Little Bits of Artificial Intelligence

1. Step-by-step Python Example (Tensor Intuition)

1. Scalar (0D Tensor) — Just a single number

scalar = 5
print("Scalar:", scalar)

2. Vector (1D Tensor) — A list of numbers

vector = [1, 2, 3, 4]
print("Vector:", vector)

3. Matrix (2D Tensor) — A table of numbers

matrix = [
    [1, 2, 3],
    [4, 5, 6]
]
print("Matrix:")
for row in matrix:
    print(row)

4. 3D Tensor — A list of matrices (like pages in a book)

tensor3D = [
    [  # Page 1
        [1, 2],
        [3, 4]
    ],
    [  # Page 2
        [5, 6],
        [7, 8]
    ]
]
print("3D Tensor:")
for page in tensor3D:
    print("Page:")
    for row in page:
        print(row)

Interpretation:

• scalar → just one number (0D)
• vector → line of numbers (1D)
• matrix → grid of numbers (2D)
• tensor3D → stacked grids (3D)

2. How a neural network layer might transform tensors using very simple operations like multiplication and addition

Let’s simulate a “Tiny Neural Layer”

Imagine we have:

• Input Vector (1D tensor):values coming from previous layer or data
• Weights (1D tensor):numbers the neural network uses to learn
• Bias (1 number): a small nudge added to the result

Formula Used by a Neuron: Output = (Input × Weights) + Bias

We’ll simulate this with just Python lists.

Example: One Neuron, 3 Inputs

# Input data: e.g., [height, weight, age]
inputs = [2, 3, 1]

# Weights learned by the neuron
weights = [0.5, -1.2, 1.0]

# Bias value
bias = 2.0

# Compute weighted sum
def neuron_output(inputs, weights, bias):
    output = 0
    for i in range(len(inputs)):
        output += inputs[i] * weights[i]
    output += bias
    return output

# Calculate the result
result = neuron_output(inputs, weights, bias)
print("Neuron Output:", result)

What’s Happening:

This is what a neural network layer does:

• Takes inputs (as a tensor)
• Multiplies by weights
• Adds bias
• Passes the result to the next layer (optionally through an activation function)

3. A mini neural network layer with multiple neurons

Part 1: Multiple Neurons in a Layer

Think of this setup:

• Input → [2, 3, 1]
• We have 3 neurons in the layer.
• Each neuron has its own set of weights and bias.

Let’s define the structure:

# Input values
inputs = [2, 3, 1]

# Each sub-list is weights for one neuron
weights = [
    [0.5, -1.2, 1.0],   # Neuron 1
    [-1.0, 2.0, 0.5],   # Neuron 2
    [1.5, 1.2, -0.5]    # Neuron 3
]

# Biases for each neuron
biases = [2.0, 0.5, -1.0]

# Output of each neuron
def layer_output(inputs, weights, biases):
    outputs = []
    for neuron_weights, bias in zip(weights, biases):
        output = 0
        for i in range(len(inputs)):
            output += inputs[i] * neuron_weights[i]
        output += bias
        outputs.append(output)
    return outputs

# Compute layer output
raw_outputs = layer_output(inputs, weights, biases)
print("Raw outputs before activation:", raw_outputs)

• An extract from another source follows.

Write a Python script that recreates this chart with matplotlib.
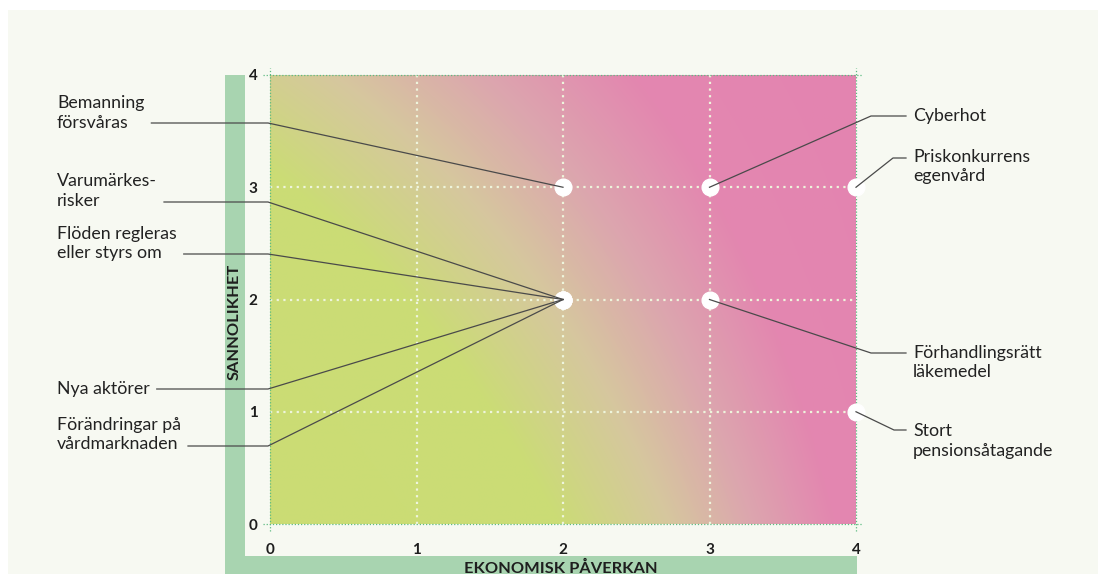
import numpy as np
import matplotlib
matplotlib.use("Agg")
import matplotlib.pyplot as plt
from matplotlib.colors import LinearSegmentedColormap
from matplotlib.patches import Rectangle

# ---------------- data ----------------
risk_labels = ["Bemanning\nförsvåras", "Varumärkes-\nrisker", "Flöden regleras\neller styrs om",
               "Nya aktörer", "Förändringar på\nvårdmarknaden",
               "Cyberhot", "Priskonkurrens\negenvård", "Förhandlingsrätt\nläkemedel",
               "Stort\npensionsåtagande"]
risk_impact = [2, 2, 2, 2, 2, 3, 4, 3, 4]        # Ekonomisk påverkan
risk_likelihood = [3, 2, 2, 2, 2, 3, 3, 2, 1]    # Sannolikhet
x_ticks = [0, 1, 2, 3, 4]
y_ticks = [0, 1, 2, 3, 4]
x_label = "EKONOMISK PÅVERKAN"
y_label = "SANNOLIKHET"

# ---------------- layout (pixels) ----------------
W, H = 1098, 574
# side, text centre y, leader y, kink x
label_layout = [
    ("left", 113, 123, None),
    ("left", 191, 202, None),
    ("left", 243.5, 254, None),
    ("left", 389, 389, None),
    ("left", 434.5, 446, None),
    ("right", 116, 116, 871),
    ("right", 166.5, 158, 893),
    ("right", 362.5, 353, 871),
    ("right", 441, 430, 894),
]

FONT = ["Lato", "DejaVu Sans"]
plt.rcParams["font.family"] = FONT

fig = plt.figure(figsize=(W / 100, H / 100), dpi=100)
fig.patch.set_facecolor("white")

# background overlay (pixel coords, y down)
bg = fig.add_axes([0, 0, 1, 1], zorder=-1)
bg.set_xlim(0, W); bg.set_ylim(H, 0); bg.axis("off")
bg.add_patch(Rectangle((8, 10), W - 8, H - 10, color="#f7f9f2", lw=0))
green_bar = "#a8d4b0"
bg.add_patch(Rectangle((225, 75), 20, H - 75, color=green_bar, lw=0))
bg.add_patch(Rectangle((225, 556), 632, H - 556, color=green_bar, lw=0))
bg.text(235, 322, y_label, rotation=90, ha="center", va="center",
        fontsize=11.8, fontweight="bold", color="#1e1e1e")
bg.text(561, 568, x_label, ha="center", va="center",
        fontsize=11.8, fontweight="bold", color="#1e1e1e")

# main axes
left_px, right_px, top_px, bottom_px = 270, 856, 75, 524
ax = fig.add_axes([left_px / W, (H - bottom_px) / H,
                   (right_px - left_px) / W, (bottom_px - top_px) / H], zorder=1)
ax.set_xlim(0, 4); ax.set_ylim(0, 4)
ax.patch.set_alpha(0)
for s in ax.spines.values():
    s.set_visible(False)

# gradient background (bilinear scalar field mapped through a colour ramp)
gx, gy = np.meshgrid(np.linspace(0, 4, 600), np.linspace(0, 4, 460))
u, v = gx / 4, gy / 4
t = (1 - u) * v * 0.53 + u * (1 - v) * 0.85 + u * v * 1.0
cmap = LinearSegmentedColormap.from_list("risk", [
    (0.0, "#cbdd74"), (0.42, "#cbdc76"), (0.58, "#d6c79e"),
    (0.70, "#dca6ae"), (0.82, "#e387b0"), (1.0, "#e484b0")])
ax.imshow(t, extent=(0, 4, 0, 4), origin="lower", cmap=cmap, vmin=0, vmax=1,
          aspect="auto", interpolation="bilinear", zorder=0)

# grid
grid_kw = dict(color="#eef5dc", lw=1.6, linestyle=(0, (1, 2.0)), zorder=1)
for g in [1, 2, 3]:
    ax.plot([g, g], [0, 4], **grid_kw)
    ax.plot([0, 4], [g, g], **grid_kw)

# dotted green border with small extensions
bkw = dict(color="#5dbb82", lw=0.9, linestyle=(0, (1, 1.5)), clip_on=False, zorder=2)
ex, ey = 0.045, 0.06
ax.plot([-ex, 4 + ex], [0, 0], **bkw)
ax.plot([-ex, 4 + ex], [4, 4], **bkw)
ax.plot([0, 0], [-ey, 4 + ey], **bkw)
ax.plot([4, 4], [-ey, 4 + ey], **bkw)

ax.set_xticks(x_ticks)
ax.set_yticks(y_ticks)
ax.set_xticklabels([str(v) for v in x_ticks], fontsize=11, fontweight="bold", color="#1e1e1e")
ax.set_yticklabels([str(v) for v in y_ticks], fontsize=11, fontweight="bold", color="#1e1e1e")
ax.tick_params(axis="both", length=0)
ax.tick_params(axis="x", pad=14)
ax.tick_params(axis="y", pad=9)

# markers
ax.plot(risk_impact, risk_likelihood, "o", ms=12, color="white", mec="white",
        clip_on=False, zorder=3)

# foreground overlay for labels and leaders
fg = fig.add_axes([0, 0, 1, 1], zorder=5)
fg.set_xlim(0, W); fg.set_ylim(H, 0); fg.axis("off"); fg.patch.set_alpha(0)

fig.canvas.draw()
renderer = fig.canvas.get_renderer()
lc = "#4a4a4a"
for lab, xi, yi, (side, ty, ly, kx) in zip(risk_labels, risk_impact, risk_likelihood, label_layout):
    px, py = ax.transData.transform((xi, yi))
    py = H - py
    if side == "left":
        txt = fg.text(57, ty, lab, ha="left", va="center", fontsize=12.8,
                      color="#222222", linespacing=1.3)
        bb = txt.get_window_extent(renderer)
        start = bb.x1 + 7
        fg.plot([start, left_px - 2, px], [ly, ly, py], color=lc, lw=0.9)
    else:
        fg.text(913, ty, lab, ha="left", va="center", fontsize=12.8,
                color="#222222", linespacing=1.3)
        fg.plot([px, kx, 906], [py, ly, ly], color=lc, lw=0.9)

fig.savefig("out.png", dpi=100, facecolor="white")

Part 2: Add Activation Function

Let’s apply a simple one: ReLU (Rectified Linear Unit)

• It just says:
• If the output is negative, make it 0
• Otherwise, keep it as-is

# ReLU activation function
def relu(x):
    return x if x > 0 else 0

# Apply ReLU to each neuron's output
activated_outputs = [relu(output) for output in raw_outputs]
print("Activated outputs:", activated_outputs)

Final Output:

Now you’ll see how raw outputs may have negative values, but after activation, they’re all non-negative:

Example Output:

Raw outputs before activation: [0.4, 4.0, -1.9]
Activated outputs: [0.4, 4.0, 0]

Why Activation Functions Are Needed?

Without activation:

The network becomes just a giant linear calculator — no matter how many layers you add, the output is always a straight-line-like function.

That means: no curves, no twists, no smart decisions.

Real-life Analogy:

Imagine you’re designing a smart light switch:

• Input: sunlight, motion, time of day
• Without activation: the light turns on in a strictly linear way, like “add 10% light for every 10% sunlight.”

But the world isn’t linear!

• At night, even full motion shouldn’t turn on lights if it’s bedtime
• During bright daylight, motion shouldn’t matter at all

So, we need rules with “if-else” behavior, like: “Only turn on if it’s dark AND there’s motion” → That’s like an activation function deciding what fires and what doesn’t.